Students Arrested Protesting Iraq War in Washington, D.C.
Austin teen joins Iraq war protests in Washington.
By Bob Dart / Washington Bureau / Austin American-Statesman / March 19, 2008
WASHINGTON — Nora Hansel, an 18-year-old college student from Austin, is taking her spring break from Wesleyan University in Connecticut to join an anti-war protest today that aims to disrupt the nation’s capital on the fifth anniversary of the invasion of Iraq.
In an array of planned actions, organizers said, tens of thousands of demonstrators will block traffic and access to buildings as well as march to the Capitol in protests against the role of business, media and the government in the war.
Hansel, who has been in the District of Columbia for about a week in the anti-war campaign, said she probably would have spent spring break at South by Southwest but said that too many college students are ignoring the war. Hansel said she did a research paper comparing this anti-war movement to the often violent campus unrest during the Vietnam War.
There is no military draft now, as there was in the 1960s, so “people are not necessarily threatened” by the far-away fighting, she said. “It allows (students) to be disconnected and under the illusion that the war is not affecting them, when in reality it is affecting all of us.”
United For Peace and Justice, a coalition of organizations, is sponsoring the actions, which will range from trying to shut down the headquarters of the Internal Revenue Service — because taxes finance the war — to blocking access to the American Petroleum Institute to demonstrating outside The Washington Post and bureaus of CNN, Fox News and other media outlets and the National Press Club.
“The media perpetuated a lot of the administration’s lies” at the start of the war, said Lisa Fithian, a protest organizer from Austin. Responsibility for the war rests “not just with the White House and Congress but with other key institutions that we’re calling the ‘Pillars of War.’ War profiteers. The military.”
Organizers said they are targeting the Democratic majority in Congress as well as the Republican administration and will also march on the headquarters of the Democratic National Committee.
The demonstrators plan a “March of the Dead” from Arlington National Cemetery into the areas of the city where tourists gather, including the war memorials.
Grannies for Peace will stage a “knit-in” at the State Department, and there will be a waterboarding demonstration near the White House and a street dance.
Fithian said it is “outrageous, really” that Congress is out of town on a two-week Easter recess and won’t see the demonstrators.
“Soldiers can’t come home” for the holidays, she said.
“We believe Wednesday will be an unprecedented day of action.
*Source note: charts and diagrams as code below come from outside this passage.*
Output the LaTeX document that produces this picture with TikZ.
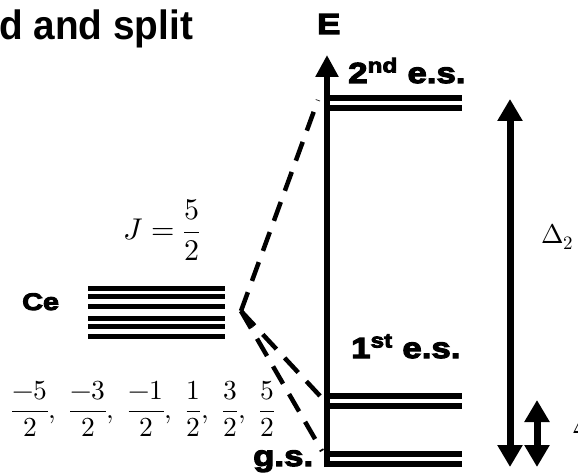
\documentclass[tikz,border=0pt]{standalone}
\usepackage{fontspec}
\usepackage{unicode-math}
\setmathfont{Latin Modern Math}
\newfontfamily\blk{Liberation Sans}[BoldFeatures={FakeBold=4,FakeStretch=1.2}]
\newfontfamily\ttl{Liberation Sans}[BoldFeatures={FakeStretch=0.945}]
\usetikzlibrary{arrows.meta}
\tikzset{
  lbl/.style={inner sep=0pt, anchor=base west, font=\blk\bfseries\fontsize{29}{29}\selectfont},
  lev/.style={line width=6pt},
  celev/.style={line width=5pt},
  dsh/.style={line width=4.5pt, dash pattern=on 20pt off 12pt},
  axisline/.style={line width=6pt, -{Triangle[length=22pt,width=22pt]}},
  darr/.style={line width=7pt, {Triangle[length=22pt,width=24pt]}-{Triangle[length=22pt,width=24pt]}},
  mth/.style={inner sep=0pt, anchor=west}
}
\begin{document}
\begin{tikzpicture}[x=1pt,y=-1pt]
\useasboundingbox (0,0) rectangle (578,476);
\clip (0,0) rectangle (578,476);
% title
\node[inner sep=0pt, anchor=base west, font=\ttl\bfseries\fontsize{41}{41}\selectfont] (title) at (-1,40) {d and split};
% labels
\node[lbl] (E) at (317,34) {E};
\node[lbl] (es2) at (348,83) {2\textsuperscript{nd} e.s.};
\node[lbl] (es1) at (351,358) {1\textsuperscript{st} e.s.};
\node[lbl] (gs) at (253,466) {g.s.};
\node[lbl, font=\blk\bfseries\fontsize{24}{24}\selectfont] (ce) at (22,310) {Ce};
% math
\node[mth, font=\fontsize{30}{30}\selectfont] (J) at (123,230) {$\displaystyle J=\frac{5}{2}$};
\node[mth, font=\fontsize{27.5}{27.5}\selectfont] (mj) at (11,409)
  {$\displaystyle \frac{-5}{2},\ \frac{-3}{2},\ \frac{-1}{2},\ \frac{1}{2},\ \frac{3}{2},\ \frac{5}{2}$};
\node[mth, anchor=base west, font=\fontsize{27}{27}\selectfont] (D2) at (541,243) {$\Delta_2$};
\node[mth, anchor=base west, font=\fontsize{27}{27}\selectfont] (D1) at (572,433) {$\Delta_1$};
% axis
\coordinate (axb) at (327,467);
\coordinate (axt) at (327,55);
\draw[axisline] (axb) -- (axt);
% crystal field levels
\draw[lev] (324,98) -- (462,98);
\draw[lev] (324,108) -- (462,108);
\draw[lev] (324,396) -- (462,396);
\draw[lev] (324,406) -- (462,406);
\draw[lev] (324,454) -- (462,454);
\draw[lev] (324,464) -- (462,464);
% Ce J=5/2 levels
\foreach \yy in {288,296,306,318,326,336} \draw[celev] (88,\yy) -- (225,\yy);
% dashed connectors
\coordinate (V) at (241,311);
\coordinate (U) at (318,100);
\coordinate (A) at (321,397);
\coordinate (B) at (322,451);
\draw[dsh] (V) -- (U);
\draw[dsh] (V) -- (A);
\draw[dsh] (V) -- (B);
% splitting arrows
\coordinate (d2t) at (510,99);
\coordinate (d2b) at (510,467);
\draw[darr] (d2b) -- (d2t);
\coordinate (d1t) at (537,400);
\coordinate (d1b) at (537,467);
\draw[darr] (d1b) -- (d1t);
\end{tikzpicture}
\end{document}
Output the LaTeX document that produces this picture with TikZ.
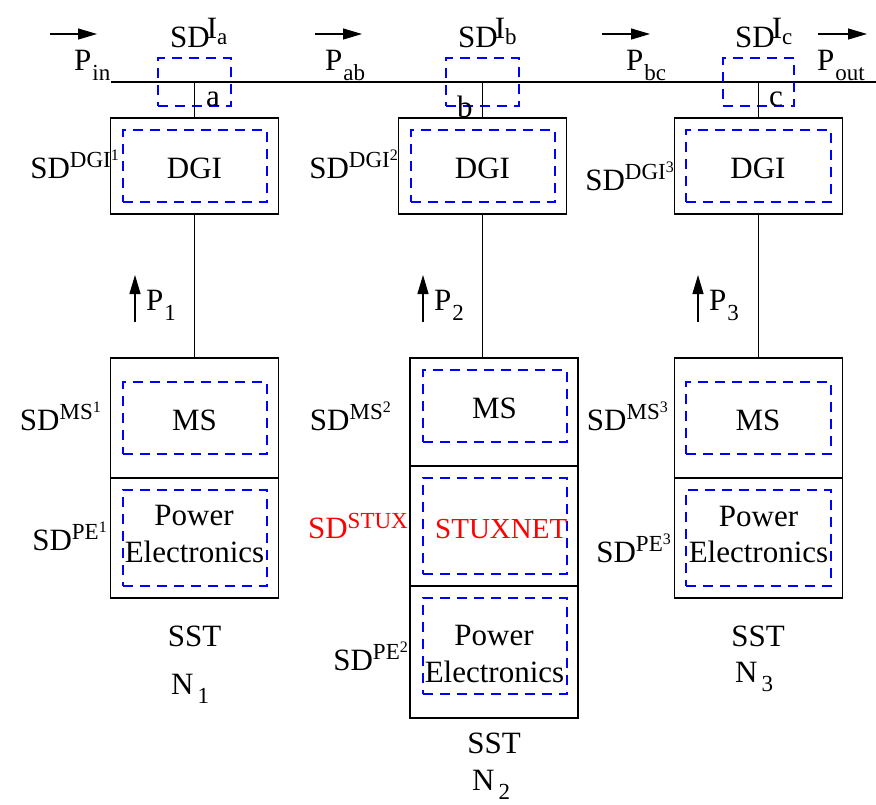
\documentclass[tikz,border=0pt]{standalone}
\usepackage{fontspec}
\setmainfont{Liberation Serif}
\usetikzlibrary{arrows.meta}
\newcommand\fs{\fontsize{31}{37}\selectfont}
\newcommand\supfs{\fontsize{23}{23}\selectfont}
\newcommand\ssfs{\fontsize{16}{16}\selectfont}
\newcommand\sdlab[2]{SD\raisebox{11pt}{\supfs #1\raisebox{7pt}{\ssfs #2}}}
\newcommand\sdI[1]{SD\kern-3pt\raisebox{9pt}{I}\raisebox{3pt}{\supfs #1}}
\newcommand\psub[2]{#1\kern1pt\raisebox{-10pt}{\supfs #2}}
\newcommand\nsub[1]{N\kern4pt\raisebox{-9pt}{\supfs #1}}
\tikzset{
  blk/.style={draw, line width=1.2pt, inner sep=0, minimum width=168pt},
  sdbox/.style={draw=blue, line width=1.2pt, dash pattern=on 10pt off 7pt, inner sep=0},
  txt/.style={inner sep=0, font=\fs, anchor=base},
  lab/.style={inner sep=0, font=\fs, anchor=base east},
  labw/.style={inner sep=0, font=\fs, anchor=base west},
  wire/.style={line width=1.2pt},
  arr/.style={line width=1.2pt, -{Triangle[length=19pt,width=11pt]}}
}
\begin{document}
\begin{tikzpicture}[x=1pt,y=-1pt]
\useasboundingbox (0,0) rectangle (876,804);
% bus
\coordinate (busL) at (111,82);
\coordinate (busR) at (876,82);
\coordinate (ja) at (194.5,82);
\coordinate (jb) at (482.5,82);
\coordinate (jc) at (758.5,82);
\draw[wire] (busL) -- (busR);
% junction security domains
\node[sdbox, minimum width=73pt, minimum height=48pt] (sdja) at (194.5,82) {};
\node[sdbox, minimum width=73pt, minimum height=48pt] (sdjb) at (482.5,82) {};
\node[sdbox, minimum width=71pt, minimum height=48pt] (sdjc) at (758.5,82) {};
% DGI boxes
\node[blk, minimum height=96pt] (dgi1) at (194.5,166) {};
\node[blk, minimum height=96pt] (dgi2) at (482.5,166) {};
\node[blk, minimum height=96pt] (dgi3) at (758.5,166) {};
\node[sdbox, minimum width=144pt, minimum height=72pt] (sddgi1) at (195,166) {};
\node[sdbox, minimum width=144pt, minimum height=72pt] (sddgi2) at (483,166) {};
\node[sdbox, minimum width=145pt, minimum height=72pt] (sddgi3) at (758.5,166) {};
% SST stacks
\node[blk, minimum height=120pt] (ms1) at (194.5,418) {};
\node[blk, minimum height=120pt] (pe1) at (194.5,538) {};
\node[blk, minimum height=120pt] (ms3) at (758.5,418) {};
\node[blk, minimum height=120pt] (pe3) at (758.5,538) {};
\node[blk, minimum height=108pt] (ms2) at (494,412) {};
\node[blk, minimum height=120pt] (stux2) at (494,526) {};
\node[blk, minimum height=132pt] (pe2) at (494,652) {};
\node[sdbox, minimum width=144pt, minimum height=72pt] (sdms1) at (195,418) {};
\node[sdbox, minimum width=144pt, minimum height=96pt] (sdpe1) at (195,538) {};
\node[sdbox, minimum width=145pt, minimum height=72pt] (sdms3) at (758.5,418) {};
\node[sdbox, minimum width=145pt, minimum height=96pt] (sdpe3) at (758.5,538) {};
\node[sdbox, minimum width=144pt, minimum height=72pt] (sdms2) at (495,406) {};
\node[sdbox, minimum width=144pt, minimum height=96pt] (sdstux) at (495,526) {};
\node[sdbox, minimum width=144pt, minimum height=96pt] (sdpe2) at (495,646) {};
% connectors
\draw[wire] (ja) -- (dgi1.north);
\draw[wire] (jb) -- (dgi2.north);
\draw[wire] (jc) -- (dgi3.north);
\draw[wire] (dgi1.south) -- (ms1.north);
\draw[wire] (dgi2.south) -- (dgi2.south |- ms2.north);
\draw[wire] (dgi3.south) -- (ms3.north);
% power flow arrows
\coordinate (pinA) at (50,34);   \coordinate (pinB) at (97,34);
\coordinate (pabA) at (315,34);  \coordinate (pabB) at (362,34);
\coordinate (pbcA) at (602,34);  \coordinate (pbcB) at (650,34);
\coordinate (poutA) at (818,34); \coordinate (poutB) at (867,34);
\draw[arr] (pinA) -- (pinB);
\draw[arr] (pabA) -- (pabB);
\draw[arr] (pbcA) -- (pbcB);
\draw[arr] (poutA) -- (poutB);
\coordinate (p1A) at (135,322); \coordinate (p1B) at (135,275);
\coordinate (p2A) at (423,322); \coordinate (p2B) at (423,275);
\coordinate (p3A) at (698,322); \coordinate (p3B) at (698,275);
\draw[arr] (p1A) -- (p1B);
\draw[arr] (p2A) -- (p2B);
\draw[arr] (p3A) -- (p3B);
% flow labels
\node[labw] (tpin) at (74,70) {\psub{P}{in}};
\node[labw] (tpab) at (325,70) {\psub{P}{ab}};
\node[labw] (tpbc) at (626,70) {\psub{P}{bc}};
\node[labw] (tpout) at (817,70) {\psub{P}{out}};
\node[labw] (tp1) at (146,310) {\psub{P}{1}};
\node[labw] (tp2) at (434,310) {\psub{P}{2}};
\node[labw] (tp3) at (709,310) {\psub{P}{3}};
% junction labels
\node[labw] (tsda) at (170,47) {\sdI{a}};
\node[labw] (tsdb) at (458,47) {\sdI{b}};
\node[labw] (tsdc) at (735,47) {\sdI{c}};
\node[labw] (ta) at (206,106) {a};
\node[labw] (tb) at (457,117) {b};
\node[labw] (tc) at (769,106) {c};
% inner texts
\node[txt] (tdgi1) at (194.5,178) {DGI};
\node[txt] (tdgi2) at (482.5,178) {DGI};
\node[txt] (tdgi3) at (758,178) {DGI};
\node[txt] (tms1) at (194.5,430) {MS};
\node[txt] (tms2) at (494.5,418) {MS};
\node[txt] (tms3) at (758,430) {MS};
\node[txt] (tpw1) at (194,525) {Power};
\node[txt] (tel1) at (194.5,562) {Electronics};
\node[txt] (tpw2) at (494,645) {Power};
\node[txt] (tel2) at (494.5,682) {Electronics};
\node[txt] (tpw3) at (758.5,526) {Power};
\node[txt] (tel3) at (758.5,562) {Electronics};
\node[labw, font=\fontsize{29}{35}\selectfont, text=red] (tstux) at (435,538) {STUXNET};
% security domain labels
\node[lab] (lsddgi1) at (119,178) {\sdlab{DGI}{1}};
\node[lab] (lsddgi2) at (398,178) {\sdlab{DGI}{2}};
\node[lab] (lsddgi3) at (674,190) {\sdlab{DGI}{3}};
\node[lab] (lsdms1) at (101,430) {\sdlab{MS}{1}};
\node[lab] (lsdms2) at (391,430) {\sdlab{MS}{2}};
\node[lab] (lsdms3) at (668,430) {\sdlab{MS}{3}};
\node[lab, text=red] (lsdstux) at (408,538) {SD\raisebox{10pt}{\supfs STUX}};
\node[lab] (lsdpe1) at (107,550) {\sdlab{PE}{1}};
\node[lab] (lsdpe2) at (408,670) {\sdlab{PE}{2}};
\node[lab] (lsdpe3) at (671,562) {\sdlab{PE}{3}};
% SST labels
\node[txt] (sst1) at (194.5,646) {SST};
\node[labw] (n1) at (171,694) {\nsub{1}};
\node[txt] (sst2) at (494,753) {SST};
\node[labw] (n2) at (472,790) {\nsub{2}};
\node[txt] (sst3) at (758,646) {SST};
\node[labw] (n3) at (735,682) {\nsub{3}};
\end{tikzpicture}
\end{document}
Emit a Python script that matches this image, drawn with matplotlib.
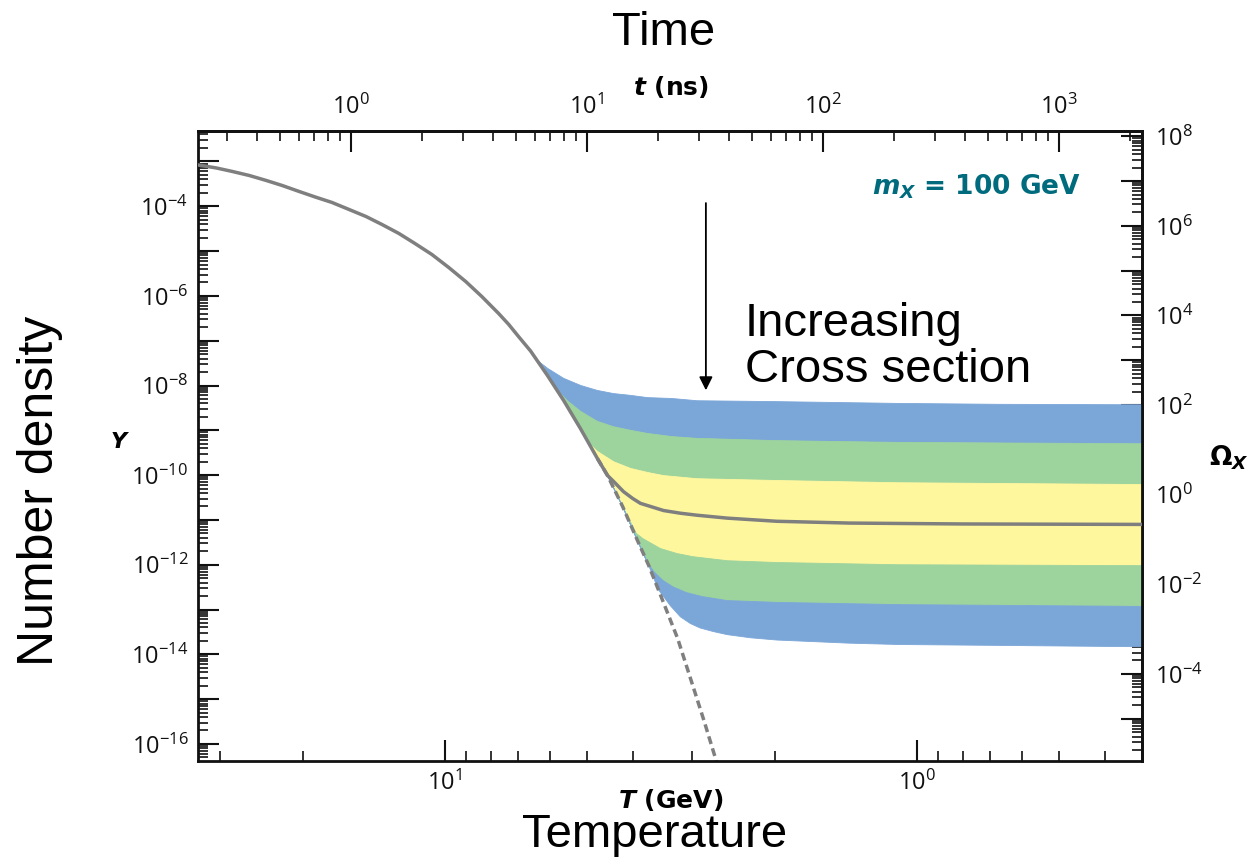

It is a working day. We will be confronting the people who are in the business of death and destruction in downtown Washington,” Fithian said.
[Nora Hansel is the daughter of Lori Jo Hansel, an Austin attorney and MDS/Austin activist who was also a staff member of Austin’s underground newspaper, The Rag. Nora is carrying on a grand tradition. Thorne Dreyer / The Rag Blog.]
Good for Lori! And for all who keep the flame alive. I burned my draft card in the 1965 protests.